What People Did Before the State Showed Up
The official rescue tally says 6,462 people have been rescued, but the story on the ground is uglier and more revealing. In La Guaira, 17-year-old high school student Maria Alejandra Sanz survived 17 hours trapped under rubble after the June 24 quakes. She said she lay in near-darkness beneath the collapsed building in the coastal town where she had grown up, drinking her own urine to survive and assuming the other members of her dance troupe were dead.
Of the group of 10 friends who had been preparing a routine for their high school graduation, four did not make it out alive. Sanz said, “I’m fine,” during an interview in front of her former home nine days after the disaster, though she said it unconvincingly. Earlier that day, rescuers had pulled the body of her friend Gonzalo Marquez from the rubble. She said she had gone up to the third-floor apartment she shared with her parents about 20 minutes before the quakes struck to get water for Marquez, petted her dog Bruna for the last time and was about to reach the water when the building started to shake at 6:04 p.m.
She moved to the nearest door frame and seconds later was engulfed in darkness as the floors below her gave way. The door frame fell over her midsection diagonally, shielding her from a collapsed wall. Sanz said she saw a sliver of light across her fingers and knew she was not buried too deep. She was able to free her feet by slipping out of the oversized sneakers she was given for the dance performance. She said she knew her own urine might offer her only chance to drink, so she caught what she could in her hand and raised it to her mouth. The light soon faded and she prayed, thinking, “If I have to die, let it be while I’m asleep.”
Late Hands, Bare Hands, No Equipment
Sanz woke to light falling across her hand again and began clawing toward it, wedging her body slowly between chunks of concrete and making a hole she could fit through in the wall above her. When she emerged with half her body free, she yelled out to a neighbor for help. Her 71-year-old father, who had been outside along with his wife at the time of the quakes, sprinted up the pile of debris. The teen hung on to him in a mental fog. When she got to her mother, Sanz learned that five of her 10 friends had escaped unscathed.
Jeffry Campos, the father of the trapped girl Isa Campos, arrived at the scene within two hours of the disaster and spent all night plunging into the mass of concrete and steel with the father of another dancer. By 11 a.m., a Caracas police unit joined the effort, using only their bare hands. The equipment they needed to pull Isa Campos from between two beams never arrived. Known for her intelligence and electric energy, she died some 24 hours after the quakes. Her body remains in the rubble.
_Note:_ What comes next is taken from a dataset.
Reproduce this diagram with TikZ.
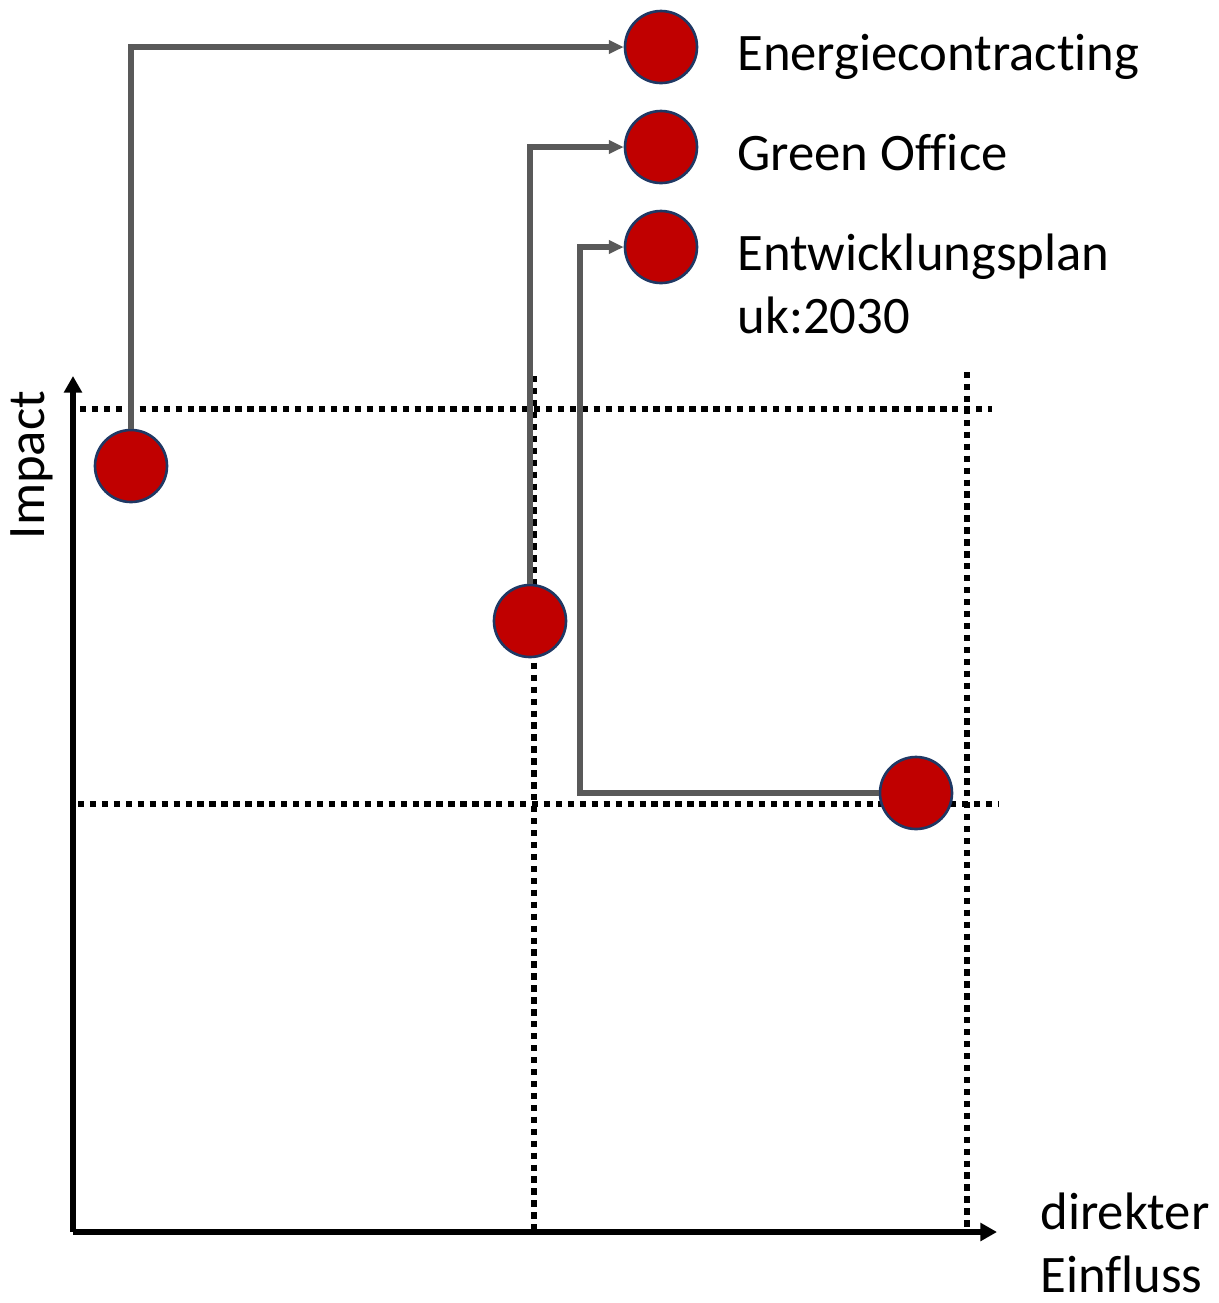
\documentclass[tikz,border=0pt]{standalone}
\usepackage{fontspec}
\setmainfont{Carlito}[Ligatures={NoCommon}]
\usepackage{tikz}
\usetikzlibrary{arrows.meta}

\definecolor{dotred}{HTML}{C00000}
\definecolor{dotrim}{HTML}{1F3864}
\definecolor{linkgray}{HTML}{595959}

\begin{document}
\begin{tikzpicture}
        [x=0.02cm, y=-0.02cm,
        pstyle/.style={circle, draw=dotrim, fill=dotred, line width=1.5pt, inner sep=0pt, minimum size=72*0.02cm},
        tstyle/.style={anchor=base west, inner sep=0pt, font=\fontsize{30}{35.7}\selectfont, align=left},
        astyle/.style={-{Triangle[length=9.5pt, width=10pt]}, line width=3.3pt},
        lstyle/.style={-{Triangle[length=8.5pt, width=7.5pt]}, draw=linkgray, line width=2.9pt},
        gstyle/.style={line width=3.6pt, dash pattern=on 3.6pt off 3.2pt}]

        \useasboundingbox (0,0) rectangle (1219,1303);

        % axes
        \coordinate (origin) at (73,1232);
        \coordinate (ytip)   at (73,376);
        \coordinate (xtip)   at (997,1232);
        \draw[astyle] (origin) -- (ytip);
        \draw[astyle] (origin) -- (xtip);

        % quadrant grid
        \coordinate (hhi1) at (80,409);
        \coordinate (hhi2) at (992,409);
        \coordinate (hlo1) at (78,804);
        \coordinate (hlo2) at (998,804);
        \coordinate (vmid1) at (534,376);
        \coordinate (vmid2) at (534,1230);
        \coordinate (vrt1) at (967,372);
        \coordinate (vrt2) at (967,1230);
        \draw[gstyle] (hhi1) -- (hhi2);
        \draw[gstyle] (hlo1) -- (hlo2);
        \draw[gstyle] (vmid1) -- (vmid2);
        \draw[gstyle] (vrt1) -- (vrt2);

        % legend
        \node[pstyle] (energie)  at (661,47)  {};
        \node[pstyle] (green)    at (661,147) {};
        \node[pstyle] (entwurf)  at (661,247) {};
        \node[tstyle] (energiet) at (737,70)  {Energiecontracting};
        \node[tstyle] (greent)   at (737,170) {Green Office};
        \node[tstyle] (entwurft) at (737,333) {Entwicklungsplan\\uk:2030};

        % positions in the matrix
        \node[pstyle] (penergie) at (131,466) {};
        \node[pstyle] (pgreen)   at (530,621) {};
        \node[pstyle] (pentwurf) at (916,793) {};

        \draw[lstyle] (penergie.north) |- (energie.west);
        \draw[lstyle] (pgreen.north) |- (green.west);
        \draw[lstyle] (pentwurf.west) -| (580,247) -- (entwurf.west);

        % axis labels
        \node[tstyle, anchor=base, rotate=90] (impact) at (45,465) {Impact};
        \node[tstyle] (einfluss) at (1040,1292) {direkter\\Einfluss};
    \end{tikzpicture}
\end{document}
Her father said outside a church where a mass was held in his daughter’s honor, “Help arrived late,” and added, “Rescue workers, firemen and the military did not arrive until two or three days later.” That’s the hierarchy speaking in plain language: families digging, volunteers hauling, police arriving empty-handed, and the official rescue machine showing up after the worst had already happened.
After seeing a TikTok video about the trapped dancers the night of the quakes, civil engineer Andres Ganscka set out from his home in central Colombia with hydraulic and power jacks, hand tools, diapers and baby cream. He said, “I saw it and thought, ‘That could be my daughter,’” and described himself as a father of three. He arrived the next night to a disaster site strewn with bodies and limbs. He coordinated volunteer rescue workers at the Sanz family’s building, scouring the rubble for the missing dancers and 15 other children who had been playing table tennis inside. Venezuelan authorities finally arrived three days after him. In total, Ganscka spent around $35,000 on the rescue effort.
Sanz and Marquez both had places at universities in Caracas; he planned to study engineering and she was focused on architecture. They talked about staying in Venezuela to build a better country. Sanz said that when Marquez was assigned the desk next to hers during their freshman year, she didn’t think much of him, but by senior year they were inseparable friends. Though not outwardly funny in the beginning of their relationship, he would later constantly tease her with his sarcastic jokes. They were Mr. and Mrs. Claus at the school’s Christmas performance. When not dancing, they practiced piano.
Sanz said, “He was often the only boy, he didn’t care what anyone thought, full of personality and the protector of the crew.” She said the once-active group chat in which they would coordinate costumes, set design and practice times has largely fallen silent, and that the other survivors drift between numbness and grief, okay one moment and crying the next. She said, “We talked about how we weren’t going to see each other after graduation, we talked about how Gonzalo looked like his dad and would have gray hair. They’ll stay young forever, always young.”